What sorts of books inspired you as a child?
When I read under the covers after lights out, I stuck to the Bible, hoping I would get into less trouble. I didn’t so much like the stories in those days, but I loved the laws and the lists: Leviticus was a favourite. I also read a lot of Irish literature and journalism. I taught myself enough to begin to make sense of the sections in Irish, but I didn’t keep it up.
Your new book, ‘In Search of the Phoenicians’, explores the life and afterlife of an ancient people. Which books first spurred your interest in the Classics and then specifically the Phoenicians?
I had been concentrating on modern languages, but when I got Richard Ellmann’s biography of Oscar Wilde for my 15th birthday, the descriptions of studying Classics at Oxford really appealed to me: such a seductive combination of hard languages and interesting places. I didn’t know Latin, which you needed in those days to apply, so my step-father taught me the basics from a textbook, and later my dad persuaded a kind friend from his church to coach me for Latin A level in return for gin. The first intriguing Phoenician I met was Dido in Virgil’s Aeneid, and on my first trip to Paris I saw a spectacular exhibition on Carthage at the Petit Palais that opened my eyes to the ancient Mediterranean beyond Greece and Rome.

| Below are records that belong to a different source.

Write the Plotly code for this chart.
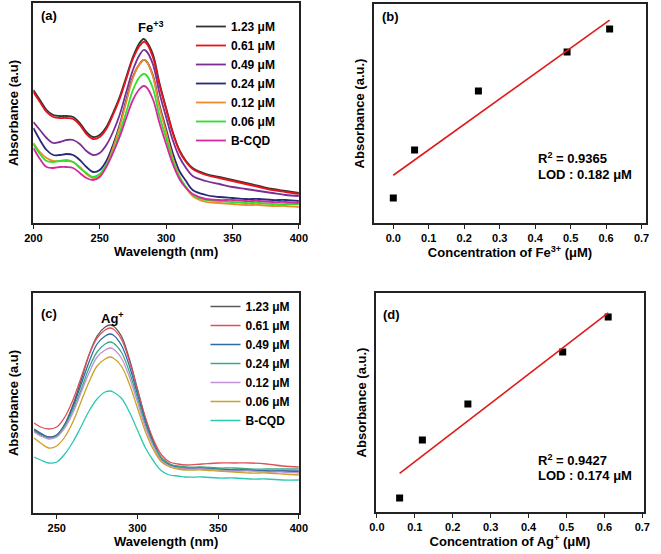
import numpy as np
import plotly.graph_objects as go

W, H = 661, 554

# ---------------- Data ----------------
conc_labels = ["1.23 μM", "0.61 μM", "0.49 μM", "0.24 μM", "0.12 μM", "0.06 μM", "B-CQD"]

# Panel (a) Fe3+ UV-vis spectra
wl_fe = [200, 205, 210, 215, 220, 225, 230, 235, 240, 245, 250, 255, 260, 265, 270, 275, 280, 283, 285,
         290, 295, 300, 305, 310, 315, 320, 330, 340, 350, 360, 370, 380, 390, 400]
fe_123 = [1.33, 1.23, 1.13, 1.08, 1.07, 1.07, 1.06, 1.00, 0.91, 0.86, 0.88, 0.96, 1.10, 1.26, 1.46, 1.66, 1.80, 1.84, 1.82,
          1.69, 1.40, 1.15, 0.91, 0.73, 0.62, 0.55, 0.49, 0.46, 0.43, 0.40, 0.37, 0.34, 0.32, 0.30]
fe_061 = [1.31, 1.21, 1.11, 1.06, 1.05, 1.05, 1.04, 0.98, 0.89, 0.84, 0.86, 0.94, 1.08, 1.24, 1.44, 1.64, 1.77, 1.81, 1.80,
          1.66, 1.38, 1.14, 0.90, 0.72, 0.61, 0.54, 0.48, 0.45, 0.42, 0.39, 0.36, 0.33, 0.31, 0.29]
fe_049 = [1.01, 0.93, 0.85, 0.80, 0.81, 0.83, 0.83, 0.79, 0.72, 0.68, 0.70, 0.78, 0.91, 1.08, 1.31, 1.53, 1.68, 1.73, 1.72,
          1.59, 1.30, 1.06, 0.83, 0.66, 0.55, 0.47, 0.42, 0.39, 0.36, 0.34, 0.32, 0.30, 0.28, 0.27]
fe_024 = [0.95, 0.83, 0.73, 0.68, 0.68, 0.69, 0.68, 0.63, 0.56, 0.51, 0.53, 0.62, 0.78, 0.98, 1.23, 1.46, 1.59, 1.63, 1.62,
          1.48, 1.18, 0.94, 0.70, 0.52, 0.42, 0.33, 0.28, 0.26, 0.25, 0.24, 0.24, 0.23, 0.23, 0.22]
fe_012 = [0.80, 0.71, 0.65, 0.62, 0.62, 0.63, 0.61, 0.56, 0.49, 0.45, 0.47, 0.58, 0.75, 0.96, 1.21, 1.45, 1.59, 1.63, 1.62,
          1.47, 1.16, 0.91, 0.65, 0.47, 0.35, 0.27, 0.21, 0.20, 0.19, 0.18, 0.18, 0.17, 0.17, 0.16]
fe_006 = [0.79, 0.69, 0.62, 0.61, 0.62, 0.62, 0.61, 0.55, 0.50, 0.46, 0.49, 0.58, 0.71, 0.90, 1.11, 1.33, 1.46, 1.49, 1.48,
          1.35, 1.07, 0.85, 0.62, 0.46, 0.36, 0.28, 0.23, 0.22, 0.21, 0.20, 0.20, 0.19, 0.19, 0.19]
fe_bcqd = [0.75, 0.64, 0.56, 0.55, 0.56, 0.56, 0.55, 0.50, 0.45, 0.43, 0.46, 0.56, 0.70, 0.86, 1.05, 1.23, 1.34, 1.37, 1.36,
           1.24, 1.00, 0.79, 0.59, 0.44, 0.35, 0.29, 0.24, 0.23, 0.23, 0.22, 0.22, 0.21, 0.21, 0.20]

# Panel (b) Fe3+ calibration
conc_fe = [0.0, 0.06, 0.24, 0.49, 0.61]
abs_fe = [0.25, 0.73, 1.32, 1.71, 1.94]

# Panel (c) Ag+ UV-vis spectra
wl_ag = [236, 240, 245, 250, 255, 260, 265, 270, 275, 280, 283, 285, 290, 295, 300, 305, 310, 315, 320, 325,
         330, 340, 350, 360, 370, 380, 390, 400]
ag_123 = [0.83, 0.79, 0.76, 0.78, 0.89, 1.08, 1.32, 1.58, 1.77, 1.86, 1.88, 1.87, 1.77, 1.54, 1.24, 0.94, 0.71, 0.55, 0.49, 0.46,
          0.45, 0.45, 0.44, 0.43, 0.43, 0.42, 0.42, 0.41]
ag_061 = [0.90, 0.86, 0.84, 0.86, 0.96, 1.13, 1.35, 1.58, 1.75, 1.83, 1.85, 1.84, 1.74, 1.52, 1.23, 0.95, 0.73, 0.58, 0.51, 0.49,
          0.48, 0.49, 0.50, 0.50, 0.50, 0.49, 0.47, 0.46]
ag_049 = [0.84, 0.80, 0.76, 0.78, 0.88, 1.06, 1.28, 1.51, 1.69, 1.77, 1.79, 1.78, 1.68, 1.47, 1.19, 0.91, 0.69, 0.54, 0.48, 0.46,
          0.45, 0.45, 0.44, 0.43, 0.43, 0.42, 0.42, 0.42]
ag_024 = [0.82, 0.78, 0.75, 0.77, 0.87, 1.03, 1.23, 1.45, 1.61, 1.69, 1.71, 1.70, 1.61, 1.41, 1.15, 0.88, 0.68, 0.55, 0.49, 0.47,
          0.46, 0.46, 0.45, 0.45, 0.44, 0.44, 0.44, 0.44]
ag_012 = [0.81, 0.77, 0.74, 0.76, 0.85, 1.00, 1.20, 1.40, 1.56, 1.63, 1.65, 1.64, 1.55, 1.36, 1.11, 0.85, 0.66, 0.52, 0.47, 0.45,
          0.44, 0.44, 0.43, 0.42, 0.42, 0.41, 0.41, 0.40]
ag_006 = [0.75, 0.70, 0.65, 0.67, 0.76, 0.91, 1.11, 1.31, 1.47, 1.54, 1.56, 1.55, 1.47, 1.29, 1.05, 0.81, 0.63, 0.51, 0.46, 0.44,
          0.43, 0.43, 0.42, 0.41, 0.40, 0.40, 0.39, 0.38]
ag_bcqd = [0.56, 0.53, 0.50, 0.51, 0.59, 0.71, 0.86, 1.02, 1.14, 1.21, 1.22, 1.21, 1.15, 1.01, 0.83, 0.65, 0.52, 0.42, 0.38, 0.37,
           0.36, 0.36, 0.35, 0.35, 0.34, 0.34, 0.33, 0.33]

# Panel (d) Ag+ calibration
conc_ag = [0.06, 0.12, 0.24, 0.49, 0.61]
abs_ag = [0.14, 0.72, 1.08, 1.60, 1.95]

fe_series = [fe_123, fe_061, fe_049, fe_024, fe_012, fe_006, fe_bcqd]
ag_series = [ag_123, ag_061, ag_049, ag_024, ag_012, ag_006, ag_bcqd]

fe_colors = ["#333333", "#e8141c", "#7b2d93", "#262a78", "#f08a2a", "#2ee02e", "#d42a9c"]
ag_colors = ["#5a5a5a", "#e0505a", "#2c6aa6", "#3aaa82", "#c090d8", "#c9a227", "#2cc8b0"]

# ---------------- Figure ----------------
FONT = "Liberation Sans"
fig = go.Figure()

def px(x):
    return x / W

def py(y):
    return 1 - y / H

for lab, ys, c in zip(conc_labels, fe_series, fe_colors):
    fig.add_trace(go.Scatter(x=wl_fe, y=ys, mode="lines", name=lab, line=dict(color=c, width=1.8, shape="spline"),
                             xaxis="x", yaxis="y", legend="legend"))

fig.add_trace(go.Scatter(x=conc_fe, y=abs_fe, mode="markers", marker=dict(symbol="square", size=7, color="black"),
                         xaxis="x2", yaxis="y2", showlegend=False))
k, b = np.polyfit(conc_fe, abs_fe, 1)
xf = [min(conc_fe), max(conc_fe)]
fig.add_trace(go.Scatter(x=xf, y=[k * v + b for v in xf], mode="lines", line=dict(color="#e01a1a", width=1.6),
                         xaxis="x2", yaxis="y2", showlegend=False))

for lab, ys, c in zip(conc_labels, ag_series, ag_colors):
    fig.add_trace(go.Scatter(x=wl_ag, y=ys, mode="lines", name=lab, line=dict(color=c, width=1.3, shape="spline"),
                             xaxis="x3", yaxis="y3", legend="legend2"))

fig.add_trace(go.Scatter(x=conc_ag, y=abs_ag, mode="markers", marker=dict(symbol="square", size=7, color="black"),
                         xaxis="x4", yaxis="y4", showlegend=False))
k2, b2 = np.polyfit(conc_ag, abs_ag, 1)
xf2 = [min(conc_ag), max(conc_ag)]
fig.add_trace(go.Scatter(x=xf2, y=[k2 * v + b2 for v in xf2], mode="lines", line=dict(color="#e01a1a", width=1.6),
                         xaxis="x4", yaxis="y4", showlegend=False))

tickfont = dict(family=FONT, size=11, color="black", weight="bold")
titlefont = dict(family=FONT, size=13, color="black", weight="bold")

def xax(dom, rng, tickvals, fmt, title, anchor):
    return dict(domain=dom, range=rng, tickvals=tickvals, tickformat=fmt, showline=True, linecolor="#222",
                linewidth=1.5, mirror=True, ticks="outside", ticklen=4, tickwidth=1.3, tickcolor="#222",
                showgrid=False, zeroline=False, tickfont=tickfont, anchor=anchor,
                title=dict(text=title, font=titlefont, standoff=4))

def yax(dom, rng, title, anchor, standoff):
    return dict(domain=dom, range=rng, showline=True, linecolor="#222", linewidth=1.5, mirror=True,
                showticklabels=False, ticks="", showgrid=False, zeroline=False, anchor=anchor,
                title=dict(text=title, font=titlefont, standoff=standoff))

dom_x_left = [px(25), px(298)]
dom_y_top = [py(223), py(3)]
dom_y_bot = [py(513), py(293)]

fig.update_layout(
    width=W, height=H, margin=dict(l=0, r=0, t=0, b=0),
    paper_bgcolor="white", plot_bgcolor="white",
    font=dict(family=FONT, color="black"),
    xaxis=xax(dom_x_left, [200, 400], [200, 250, 300, 350, 400], "d", "Wavelength (nm)", "y"),
    yaxis=yax(dom_y_top, [0, 2.2], "Absorbance (a.u)", "x", 10),
    xaxis2=xax([px(375), px(655)], [-0.055, 0.713], [0, 0.1, 0.2, 0.3, 0.4, 0.5, 0.6, 0.7], ".1f",
               "Concentration of Fe<sup>3+</sup> (μM)", "y2"),
    yaxis2=yax([py(223), py(4)], [0, 2.19], "Absorbance (a.u.)", "x2", 4),
    xaxis3=xax(dom_x_left, [235.5, 400], [250, 300, 350, 400], "d", "Wavelength (nm)", "y3"),
    yaxis3=yax(dom_y_bot, [0, 2.2], "Absorbance (a.u)", "x3", 10),
    xaxis4=xax([px(377), px(653)], [-0.003, 0.705], [0, 0.1, 0.2, 0.3, 0.4, 0.5, 0.6, 0.7], ".1f",
               "Concentration of Ag<sup>+</sup> (μM)", "y4"),
    yaxis4=yax([py(512), py(293)], [0, 2.19], "Absorbance (a.u.)", "x4", 4),
    legend=dict(x=px(187), y=py(12), xanchor="left", yanchor="top", bgcolor="rgba(0,0,0,0)",
                font=dict(family=FONT, size=12, color="black", weight="bold"), itemwidth=30, tracegroupgap=0),
    legend2=dict(x=px(202), y=py(292), xanchor="left", yanchor="top", bgcolor="rgba(0,0,0,0)",
                 font=dict(family=FONT, size=12, color="black", weight="bold"), itemwidth=30, tracegroupgap=0),
    showlegend=True,
)

ann_font = dict(family=FONT, size=13, color="black", weight="bold")
anns = [
    ("(a)", 31, 16, "left"),
    ("Fe<sup>+3</sup>", 146, 27, "center"),
    ("(b)", 381, 17, "left"),
    ("R<sup>2</sup> = 0.9365", 542, 158, "left"),
    ("LOD : 0.182 μM", 542, 174, "left"),
    ("(c)", 31, 313, "left"),
    ("Ag<sup>+</sup>", 106, 318, "center"),
    ("(d)", 382, 314, "left"),
    ("R<sup>2</sup> = 0.9427", 542, 460, "left"),
    ("LOD : 0.174 μM", 542, 475, "left"),
]
for t, x, y, al in anns:
    fig.add_annotation(text=t, x=px(x), y=py(y), xref="paper", yref="paper", showarrow=False,
                       xanchor=al, yanchor="middle", font=ann_font)

fig.write_html("out.html")
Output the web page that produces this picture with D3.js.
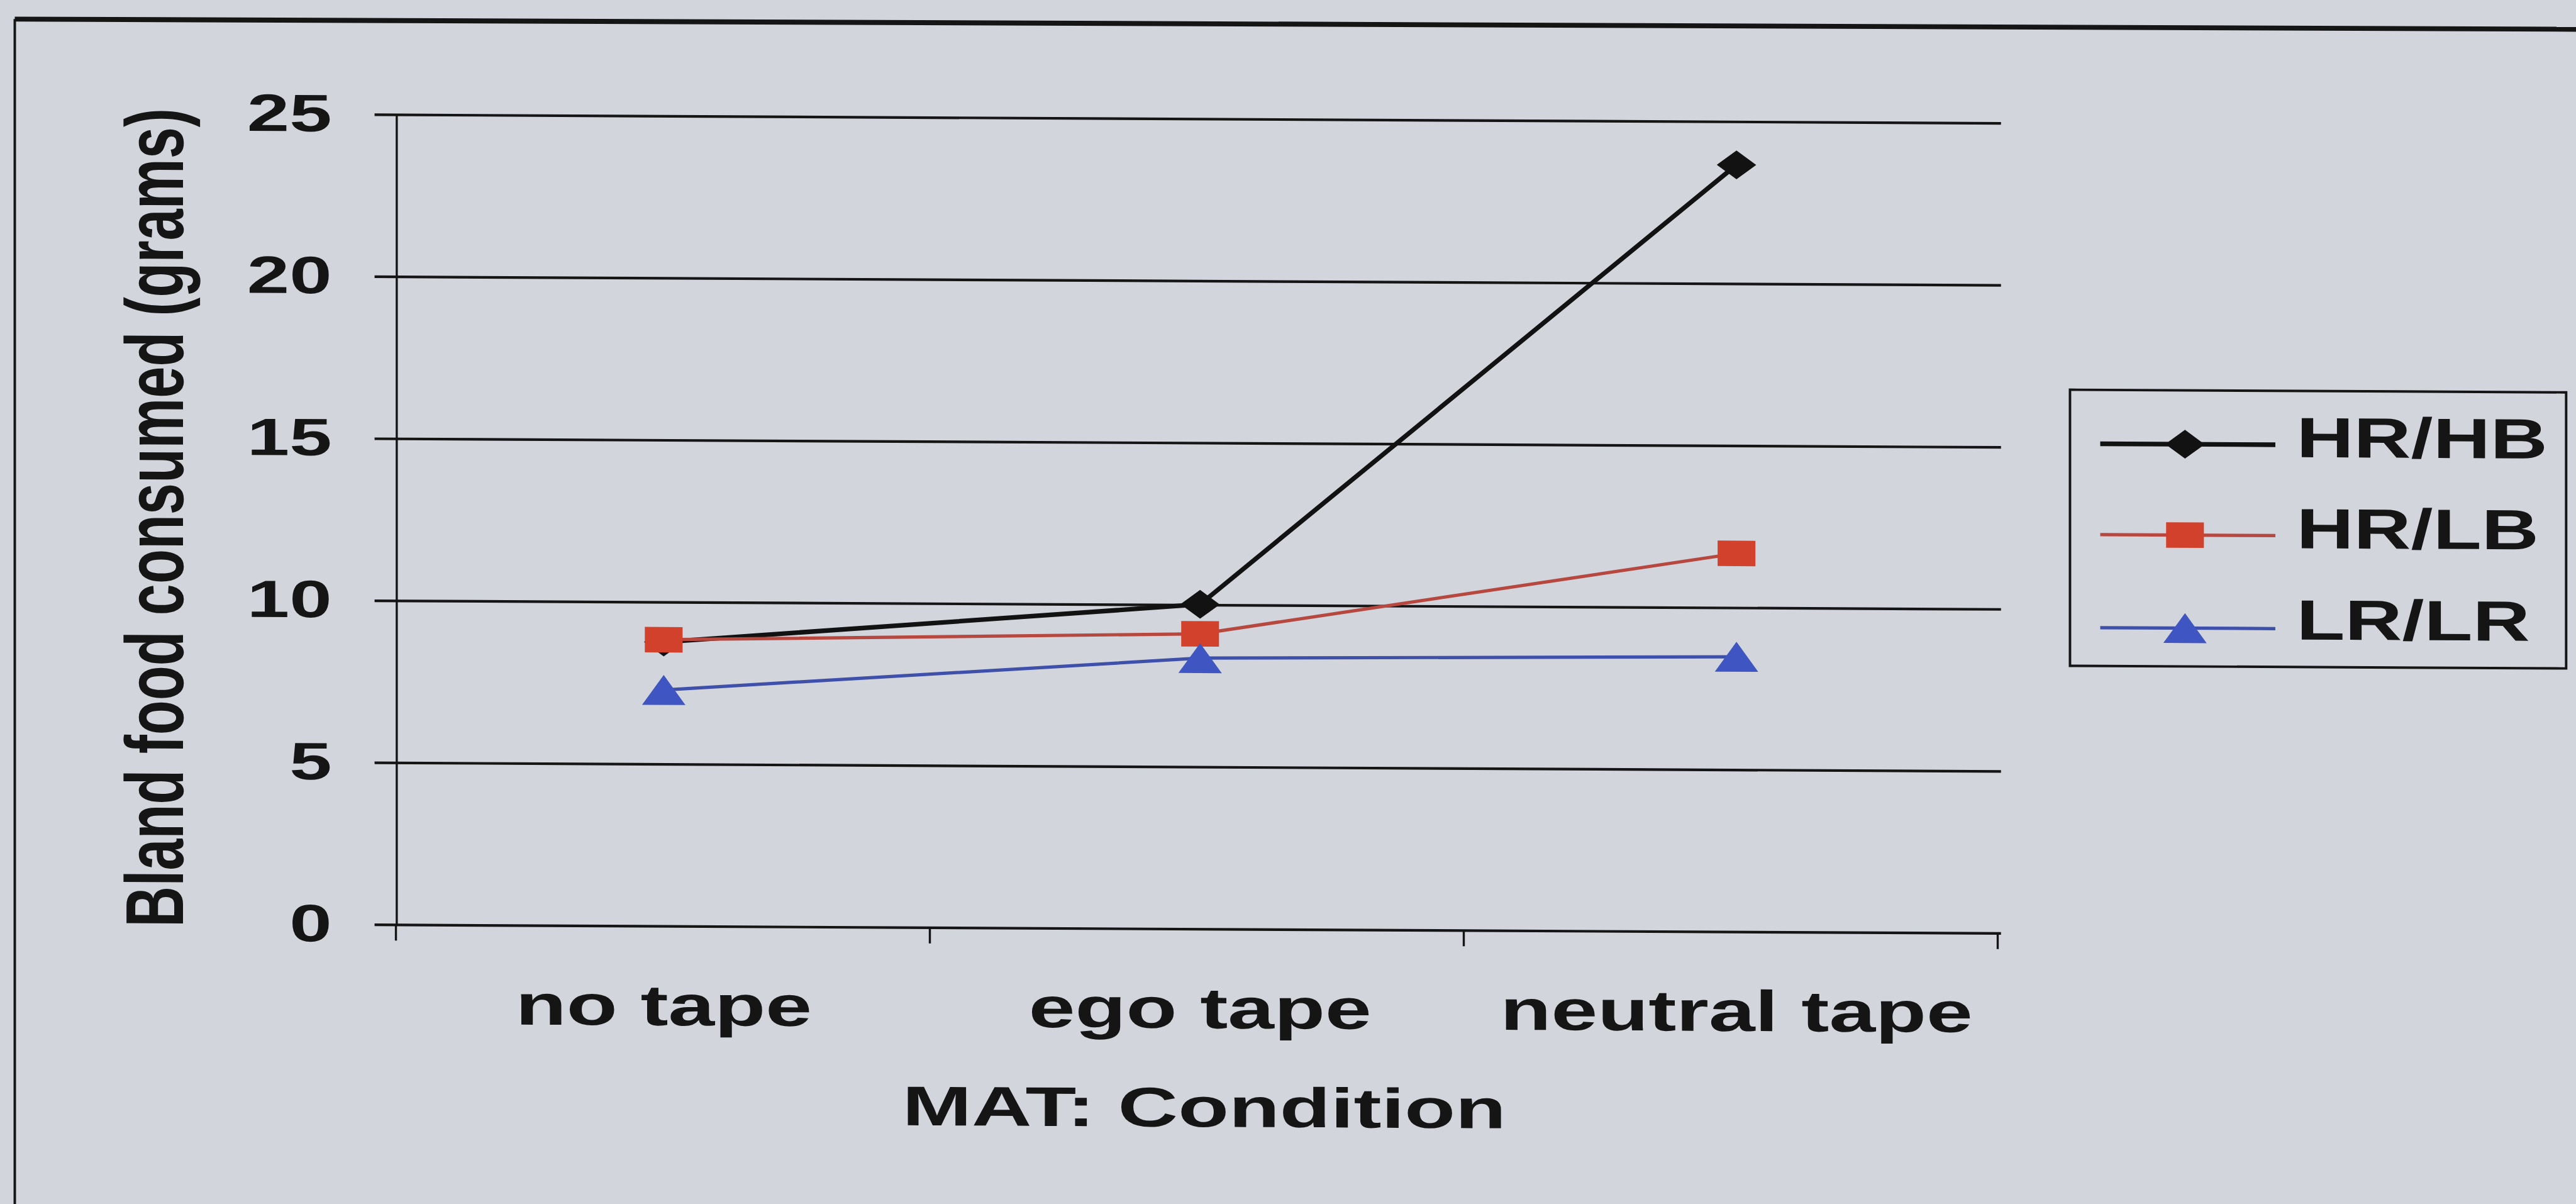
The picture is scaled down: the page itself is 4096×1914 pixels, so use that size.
<!DOCTYPE html>
<html>
<head>
<meta charset="utf-8">
<script src="https://cdn.jsdelivr.net/npm/d3@7"></script>
<style>
  html, body { margin: 0; padding: 0; background: #d3d5dc; overflow: hidden; }
  svg { display: block; }
</style>
</head>
<body>
<svg id="chart" width="4096" height="1914" viewBox="0 0 1568 732.7" preserveAspectRatio="none"></svg>
<script>
// ---- data ----
const categories = ["no tape", "ego tape", "neutral tape"];
const seriesNames = ["HR/HB", "HR/LB", "LR/LR"];
const hrhb = [8.75, 10.0, 23.65];
const hrlb = [8.82, 9.09, 11.66];
const lrlr = [7.27, 8.34, 8.47];
const yTicks = [0, 5, 10, 15, 20, 25];
const xTitle = "MAT: Condition";
const yTitle = "Bland food consumed (grams)";

// ---- styling ----
const bg = "#d3d5dc";
const ink = "#151515";
const font = "Arial, 'Liberation Sans', Helvetica, sans-serif";
const stretch = 1.45;               // wide lettering of the printed figure
const shear = 0.0053;               // slight slant of the whole figure

const series = [
  { name: seriesNames[0], values: hrhb, line: "#121212", fill: "#121212", width: 2.8, shape: "diamond", w: 24, h: 17.5 },
  { name: seriesNames[1], values: hrlb, line: "#b6483f", fill: "#d2412c", width: 2.0, shape: "square",  w: 23, h: 15.5 },
  { name: seriesNames[2], values: lrlr, line: "#3f50ab", fill: "#3e55c2", width: 2.0, shape: "triangle", w: 26.4, h: 18.2 }
];

const W = 1568, H = 732.7;
const plot = { left: 241, right: 1216, top: 68.1, bottom: 561.1, gridLeft: 228, gridRight: 1218 };

const svg = d3.select("#chart");
svg.append("rect").attr("width", W).attr("height", H).attr("fill", bg);

// page frame (top and left edges)
svg.append("line").attr("x1", 9).attr("y1", 11.6).attr("x2", W).attr("y2", 17.8)
  .attr("stroke", ink).attr("stroke-width", 3);
svg.append("line").attr("x1", 9).attr("y1", 11.6).attr("x2", 9).attr("y2", H)
  .attr("stroke", ink).attr("stroke-width", 1.5);

const g = svg.append("g").attr("transform", `matrix(1,${shear},0,1,0,0)`);

// ---- scales ----
// category bands carry the tick marks; the points sit on their own positions
const xBand = d3.scaleBand().domain(categories).range([plot.left, plot.right]).padding(0);
const x = d3.scalePoint().domain(categories).range([404, 1057]);
const y = d3.scaleLinear().domain([0, 25]).range([plot.bottom, plot.top]);

function wideText(sel, tx, ty, size, anchor, sx) {
  return sel.attr("transform", `translate(${tx},${ty}) scale(${sx || stretch},1)`)
    .attr("font-family", font).attr("font-weight", "bold")
    .attr("font-size", size).attr("text-anchor", anchor).attr("fill", ink);
}

// ---- y axis with horizontal gridlines ----
const yAxis = d3.axisLeft(y).tickValues(yTicks)
  .tickSizeInner(-(plot.gridRight - plot.left)).tickSizeOuter(0).tickFormat(d3.format("d"));
const yg = g.append("g").attr("transform", `translate(${plot.left},0)`).call(yAxis);
yg.select(".domain").attr("stroke", ink).attr("stroke-width", 1.3);
yg.selectAll(".tick line")
  .attr("x1", plot.gridLeft - plot.left)
  .attr("stroke", ink).attr("stroke-width", 1.6);
yg.selectAll(".tick text").each(function(d) {
  wideText(d3.select(this), 202 - plot.left, 0, 32, "end")
    .attr("x", 0).attr("dy", "0.32em");
});

// ---- x axis ----
const xAxis = d3.axisBottom(xBand).tickSize(0).tickFormat("");
const xg = g.append("g").attr("transform", `translate(0,${plot.bottom})`).call(xAxis);
xg.select(".domain").remove();
const bounds = categories.map(c => xBand(c)).concat([xBand(categories[categories.length - 1]) + xBand.bandwidth()]);
xg.selectAll(".bound").data(bounds).join("line").attr("class", "bound")
  .attr("x1", d => d).attr("x2", d => d).attr("y1", 0).attr("y2", 10)
  .attr("stroke", ink).attr("stroke-width", 1.3);

g.selectAll(".xlab").data(categories).join("text").attr("class", "xlab")
  .each(function(c) { wideText(d3.select(this), x(c), 621.8, 35, "middle"); })
  .text(c => c);

// ---- axis titles ----
wideText(g.append("text"), 733, 681.8, 34, "middle", 1.49).text(xTitle);
g.append("text")
  .attr("transform", `translate(111.5,314.5) scale(${stretch},1) rotate(-90)`)
  .attr("font-family", font).attr("font-weight", "bold").attr("font-size", 34.5)
  .attr("text-anchor", "middle").attr("fill", ink).text(yTitle);

// ---- markers ----
function markerPath(shape, w, h) {
  const a = w / 2, b = h / 2;
  if (shape === "diamond") return `M0,${-b}L${a},0L0,${b}L${-a},0Z`;
  if (shape === "square") return `M${-a},${-b}H${a}V${b}H${-a}Z`;
  return `M0,${-b}L${a},${b}L${-a},${b}Z`;
}

// ---- series ----
const line = d3.line().x((d, i) => x(categories[i])).y(d => y(d));
series.forEach(s => {
  const sg = g.append("g");
  sg.append("path").datum(s.values).attr("d", line)
    .attr("fill", "none").attr("stroke", s.line).attr("stroke-width", s.width)
    .attr("stroke-linejoin", "round");
  sg.selectAll("path.mk").data(s.values).join("path").attr("class", "mk")
    .attr("d", markerPath(s.shape, s.w, s.h))
    .attr("transform", (d, i) => `translate(${x(categories[i])},${y(d)})`)
    .attr("fill", s.fill);
});

// ---- legend ----
const lg = g.append("g");
lg.append("rect").attr("x", 1260).attr("y", 230.5).attr("width", 302).attr("height", 168)
  .attr("fill", "none").attr("stroke", ink).attr("stroke-width", 1.5);
const rowsLine = [263.3, 318.6, 375.2];
const rowsText = [270.8, 326.2, 381.8];
series.forEach((s, i) => {
  lg.append("line").attr("x1", 1278.4).attr("x2", 1385).attr("y1", rowsLine[i]).attr("y2", rowsLine[i])
    .attr("stroke", s.line).attr("stroke-width", s.width);
  lg.append("path").attr("d", markerPath(s.shape, s.w, s.h))
    .attr("transform", `translate(1330,${rowsLine[i]})`).attr("fill", s.fill);
  wideText(lg.append("text"), 1397.8, rowsText[i], 34.5, "start", 1.4).text(s.name);
});
</script>
</body>
</html>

What are the best non-specialist accounts of the state of our knowledge about the Phoenicians?
Mark Woolmer’s new Short History of the Phoenicians is a good introduction. On Carthage and the West, Richard Miles’ Carthage Must Be Destroyed is fantastic; and on the far West, Tartessos and the Phoenicians in Iberia by Carolina López-Ruiz and Sebastián Celestino is a readable way into a host of new discoveries and ideas in Spanish archaeology.
Which studies of national and other identities did you find most stimulating and useful?
In addition to Benedict Anderson’s Imagined Communities, which we all read in graduate school in the 1990s, I got a lot out of Caspar Hirschi’s The Origins of Nationalism: An Alternative History from Ancient Rome to Early Modern Germany; Colin Kidd’s British Identities before Nationalism: Ethnicity and Nationhood in the British Atlantic World, 1600-1800; and James C. Scott’s The Art of Not Being Governed: An Anarchist History of Upland Southeast Asia. More specifically on early modern geographies of the ancient Mediterranean, including the Phoenicians, I loved Zur Shalev’s Sacred Words and Worlds: Geography, Religion, and Scholarship, 1550-1700.
What is the last book you gave as a gift, and to whom?
The Hitchhiker’s Guide to the Galaxy, by Douglas Adams, to my nephew Nick, who has just turned 13.
What books do you have on your desk waiting to be read?
A double treat on Roman architecture – Amy Russell’s The Politics of Public Space in Republican Rome and Penelope Davies’ Architecture and Politics in Republican Rome – as well
as A History of the World in Seven Cheap Things: A Guide to Capitalism, Nature, and the Future of the Planet, by Raj Patel and Jason Moore.
Josephine Quinn is associate professor of ancient history at the University of Oxford and the author of In Search of the Phoenicians (Princeton University Press).